Steven
Steven

Reputation: 13769

Storing Array of Floats as a BLOB in Oracle

I am designing a new laboratory database. For some tests, I have several waveforms with ~10,000 data points acquired simultaneously. In the application (written in C), the waveforms are stored as an array of floats.

I believe I would like to store each waveform as a BLOB.

Questions:

Can the data in a BLOB be structured in such a way that Oracle can work with the data itself using only SQL or PL/SQL?

NOTE: This message is a sub-question of Storing Waveforms in Oracle.

Upvotes: 0

Views: 2805

Answers (3)

Jeffrey Kemp
Jeffrey Kemp

Reputation: 60262

  • Determine max, min, average, etc
  • Retrieve index when value first exceeds 500
  • Retrieve 400th number

The relational data model was designed for this kind of analysis - and Oracle's SQL is more than capable of doing this, if you model your data correctly. I recommend you focus on transforming the array of floats into tables of numbers - I suspect you'll find that the time taken will be more than compensated for by the speed of performing these sorts of queries in SQL.

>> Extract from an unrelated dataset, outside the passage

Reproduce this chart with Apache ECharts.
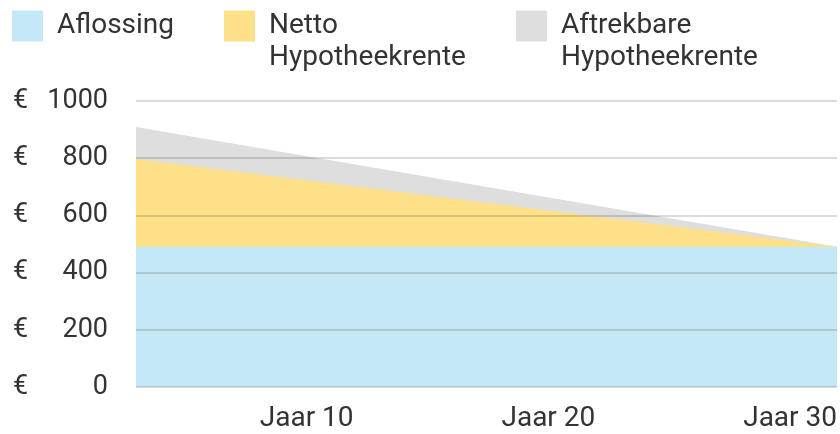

The alternative is to try to write SQL that will effectively do this transformation at runtime anyway - every time the SQL is run; which will probably be much less efficient.

Upvotes: 1

DCookie
DCookie

Reputation: 43533

You may also wish to consider the VARRAY type. You do have to work with the entire array (no retreival of subsets, partial updates, etc.) but you can define a max length and Oracle will store only what you use. You can declare VARRAYs of most any datatype, including BINARY_FLOAT or NUMBER. BINARY_FLOAT will minimize your storage, but suffers from some minor precision issues (although important in financial applications). It is in IEEE 754 format.

Since you're planning to manipulate the data with PL/SQL I might back off from the BLOB design. VARRAYs will be more convenient to use. BLOBs would be very convenient to store an array of raw C floats for later use in another C program.

See PL/SQL Users Guide and Reference for how to use them.

Upvotes: 0

Lou Franco
Lou Franco

Reputation: 89172

I think that you could probably create PL/SQL functions that take the blob as a parameter and return information on it.

If you could use XMLType for the field, then you can definitely parse in PL/SQL and write the functions you want.

http://www.filibeto.org/sun/lib/nonsun/oracle/11.1.0.6.0/B28359_01/appdev.111/b28369/xdb10pls.htm

Of course, XML will be quite a bit slower, but if you can't parse the binary data, it's an alternative.